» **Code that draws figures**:
+-------+

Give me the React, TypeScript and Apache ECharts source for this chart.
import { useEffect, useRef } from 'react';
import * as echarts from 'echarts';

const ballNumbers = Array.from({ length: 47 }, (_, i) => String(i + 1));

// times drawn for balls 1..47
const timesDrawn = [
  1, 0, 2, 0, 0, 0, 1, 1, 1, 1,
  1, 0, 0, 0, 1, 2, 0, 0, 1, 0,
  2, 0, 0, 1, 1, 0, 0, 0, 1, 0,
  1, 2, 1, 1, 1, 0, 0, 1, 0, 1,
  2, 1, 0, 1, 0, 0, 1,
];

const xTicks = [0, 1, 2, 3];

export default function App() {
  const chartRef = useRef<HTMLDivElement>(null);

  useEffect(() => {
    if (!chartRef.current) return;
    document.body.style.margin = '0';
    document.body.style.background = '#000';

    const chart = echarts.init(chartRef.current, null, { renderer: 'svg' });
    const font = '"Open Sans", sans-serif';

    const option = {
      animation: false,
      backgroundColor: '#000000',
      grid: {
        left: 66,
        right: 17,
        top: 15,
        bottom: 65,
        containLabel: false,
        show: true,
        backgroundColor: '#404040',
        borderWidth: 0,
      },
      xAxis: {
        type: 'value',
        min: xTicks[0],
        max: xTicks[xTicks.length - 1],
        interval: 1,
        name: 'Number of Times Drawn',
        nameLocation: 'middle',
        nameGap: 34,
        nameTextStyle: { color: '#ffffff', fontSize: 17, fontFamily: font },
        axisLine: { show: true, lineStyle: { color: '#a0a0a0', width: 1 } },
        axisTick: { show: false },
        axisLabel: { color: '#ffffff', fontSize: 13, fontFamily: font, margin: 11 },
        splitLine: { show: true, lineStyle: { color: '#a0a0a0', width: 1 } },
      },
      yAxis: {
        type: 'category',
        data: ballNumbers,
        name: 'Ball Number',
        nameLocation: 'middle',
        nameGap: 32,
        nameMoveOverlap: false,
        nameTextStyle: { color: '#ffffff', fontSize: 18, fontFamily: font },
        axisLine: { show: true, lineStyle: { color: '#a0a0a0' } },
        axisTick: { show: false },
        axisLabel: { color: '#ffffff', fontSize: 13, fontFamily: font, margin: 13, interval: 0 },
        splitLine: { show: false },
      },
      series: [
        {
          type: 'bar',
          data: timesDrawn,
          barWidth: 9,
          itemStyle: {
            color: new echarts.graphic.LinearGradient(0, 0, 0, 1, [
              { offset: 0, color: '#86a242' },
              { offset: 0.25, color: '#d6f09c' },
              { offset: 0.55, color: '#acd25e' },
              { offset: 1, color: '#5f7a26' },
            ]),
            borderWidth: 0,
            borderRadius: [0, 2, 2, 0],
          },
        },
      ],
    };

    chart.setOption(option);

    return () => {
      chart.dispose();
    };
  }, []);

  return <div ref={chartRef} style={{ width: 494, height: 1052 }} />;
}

+-------+

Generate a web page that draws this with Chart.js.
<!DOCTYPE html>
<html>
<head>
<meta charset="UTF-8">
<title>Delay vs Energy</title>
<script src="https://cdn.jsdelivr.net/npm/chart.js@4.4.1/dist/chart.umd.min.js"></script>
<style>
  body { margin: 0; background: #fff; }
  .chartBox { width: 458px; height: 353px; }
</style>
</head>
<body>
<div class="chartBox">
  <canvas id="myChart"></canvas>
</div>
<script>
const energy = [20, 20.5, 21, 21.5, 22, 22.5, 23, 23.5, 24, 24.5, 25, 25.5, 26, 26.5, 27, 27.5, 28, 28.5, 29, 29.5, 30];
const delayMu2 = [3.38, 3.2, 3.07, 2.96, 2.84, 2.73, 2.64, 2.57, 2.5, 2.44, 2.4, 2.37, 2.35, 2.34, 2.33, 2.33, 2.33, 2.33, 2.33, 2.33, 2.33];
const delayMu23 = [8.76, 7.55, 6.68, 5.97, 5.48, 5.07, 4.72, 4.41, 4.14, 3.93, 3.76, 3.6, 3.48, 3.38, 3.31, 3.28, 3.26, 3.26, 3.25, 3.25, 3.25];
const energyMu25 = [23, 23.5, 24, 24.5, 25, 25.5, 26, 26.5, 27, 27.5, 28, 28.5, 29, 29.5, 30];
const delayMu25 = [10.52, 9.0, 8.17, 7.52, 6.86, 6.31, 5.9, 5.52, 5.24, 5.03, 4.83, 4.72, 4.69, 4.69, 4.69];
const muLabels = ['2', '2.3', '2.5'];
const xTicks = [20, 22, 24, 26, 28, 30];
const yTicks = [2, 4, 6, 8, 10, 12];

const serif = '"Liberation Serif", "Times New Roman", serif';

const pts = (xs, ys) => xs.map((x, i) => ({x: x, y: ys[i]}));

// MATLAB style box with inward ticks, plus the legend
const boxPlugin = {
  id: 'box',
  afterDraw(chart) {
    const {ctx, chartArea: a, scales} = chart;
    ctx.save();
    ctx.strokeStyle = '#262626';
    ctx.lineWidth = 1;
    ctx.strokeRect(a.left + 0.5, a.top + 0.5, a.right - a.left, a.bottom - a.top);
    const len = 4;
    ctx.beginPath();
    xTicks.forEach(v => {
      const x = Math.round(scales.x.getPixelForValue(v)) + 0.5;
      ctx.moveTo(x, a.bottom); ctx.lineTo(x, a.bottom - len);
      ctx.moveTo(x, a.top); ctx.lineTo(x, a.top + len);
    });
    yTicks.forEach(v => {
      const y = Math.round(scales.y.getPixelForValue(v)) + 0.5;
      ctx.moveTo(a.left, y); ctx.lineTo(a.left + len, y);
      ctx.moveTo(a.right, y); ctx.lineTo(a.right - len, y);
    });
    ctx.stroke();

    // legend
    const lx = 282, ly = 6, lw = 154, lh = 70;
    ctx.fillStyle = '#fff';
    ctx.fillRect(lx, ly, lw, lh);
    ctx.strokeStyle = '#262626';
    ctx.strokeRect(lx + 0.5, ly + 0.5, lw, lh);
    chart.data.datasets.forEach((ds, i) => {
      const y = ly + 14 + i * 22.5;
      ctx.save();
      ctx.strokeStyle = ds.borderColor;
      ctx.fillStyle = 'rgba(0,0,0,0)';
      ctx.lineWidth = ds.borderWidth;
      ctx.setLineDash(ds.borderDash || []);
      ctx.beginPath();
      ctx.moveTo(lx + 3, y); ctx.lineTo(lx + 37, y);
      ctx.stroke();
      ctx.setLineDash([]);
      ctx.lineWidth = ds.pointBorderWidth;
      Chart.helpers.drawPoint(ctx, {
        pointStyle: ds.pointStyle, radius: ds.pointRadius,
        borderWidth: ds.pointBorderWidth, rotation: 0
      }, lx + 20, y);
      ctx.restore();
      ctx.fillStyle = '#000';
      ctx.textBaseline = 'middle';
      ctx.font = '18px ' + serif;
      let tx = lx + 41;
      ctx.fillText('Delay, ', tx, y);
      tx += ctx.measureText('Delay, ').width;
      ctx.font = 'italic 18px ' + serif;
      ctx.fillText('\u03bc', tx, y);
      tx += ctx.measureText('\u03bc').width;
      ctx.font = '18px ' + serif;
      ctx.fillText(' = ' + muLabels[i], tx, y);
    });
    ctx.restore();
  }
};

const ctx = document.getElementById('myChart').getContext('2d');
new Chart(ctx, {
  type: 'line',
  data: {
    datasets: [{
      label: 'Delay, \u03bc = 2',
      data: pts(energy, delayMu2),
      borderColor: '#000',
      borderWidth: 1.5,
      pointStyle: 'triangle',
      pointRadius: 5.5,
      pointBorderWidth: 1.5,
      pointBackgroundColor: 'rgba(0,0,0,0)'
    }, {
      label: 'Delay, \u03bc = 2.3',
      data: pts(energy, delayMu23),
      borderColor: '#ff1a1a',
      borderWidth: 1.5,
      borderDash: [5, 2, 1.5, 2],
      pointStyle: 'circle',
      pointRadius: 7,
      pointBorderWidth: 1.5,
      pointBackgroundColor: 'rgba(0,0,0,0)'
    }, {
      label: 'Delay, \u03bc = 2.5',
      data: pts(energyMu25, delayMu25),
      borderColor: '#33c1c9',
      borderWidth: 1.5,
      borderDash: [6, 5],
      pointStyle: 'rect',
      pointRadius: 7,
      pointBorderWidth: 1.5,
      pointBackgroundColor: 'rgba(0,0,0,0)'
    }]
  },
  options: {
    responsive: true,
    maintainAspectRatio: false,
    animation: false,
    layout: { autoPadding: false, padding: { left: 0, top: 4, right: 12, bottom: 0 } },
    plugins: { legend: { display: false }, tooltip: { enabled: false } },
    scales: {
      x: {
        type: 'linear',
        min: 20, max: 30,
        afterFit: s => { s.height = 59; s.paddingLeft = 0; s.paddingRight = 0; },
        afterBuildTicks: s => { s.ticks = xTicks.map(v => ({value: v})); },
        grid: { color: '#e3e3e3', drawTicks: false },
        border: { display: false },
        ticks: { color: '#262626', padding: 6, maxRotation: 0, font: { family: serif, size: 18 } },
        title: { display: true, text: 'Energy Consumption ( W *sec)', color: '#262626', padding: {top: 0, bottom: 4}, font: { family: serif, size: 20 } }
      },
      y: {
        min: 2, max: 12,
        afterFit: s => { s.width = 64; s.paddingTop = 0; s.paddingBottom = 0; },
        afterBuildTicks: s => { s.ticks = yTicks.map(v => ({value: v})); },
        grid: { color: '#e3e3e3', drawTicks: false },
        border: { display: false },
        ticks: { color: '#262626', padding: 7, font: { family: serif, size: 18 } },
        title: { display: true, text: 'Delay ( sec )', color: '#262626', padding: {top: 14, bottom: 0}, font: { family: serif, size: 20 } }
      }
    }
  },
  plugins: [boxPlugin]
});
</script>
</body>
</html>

+-------+

» **Written task**: Starting at the line that contains "Give me the" and ending at the line that contains "const chartRef = useRef<HTMLDivElement>(null);", retype each line exactly; omit everything outside that range.

» **Response to the exercise**:
Give me the React, TypeScript and Apache ECharts source for this chart.
import { useEffect, useRef } from 'react';
import * as echarts from 'echarts';

const ballNumbers = Array.from({ length: 47 }, (_, i) => String(i + 1));

// times drawn for balls 1..47
const timesDrawn = [
  1, 0, 2, 0, 0, 0, 1, 1, 1, 1,
  1, 0, 0, 0, 1, 2, 0, 0, 1, 0,
  2, 0, 0, 1, 1, 0, 0, 0, 1, 0,
  1, 2, 1, 1, 1, 0, 0, 1, 0, 1,
  2, 1, 0, 1, 0, 0, 1,
];

const xTicks = [0, 1, 2, 3];

export default function App() {
  const chartRef = useRef<HTMLDivElement>(null);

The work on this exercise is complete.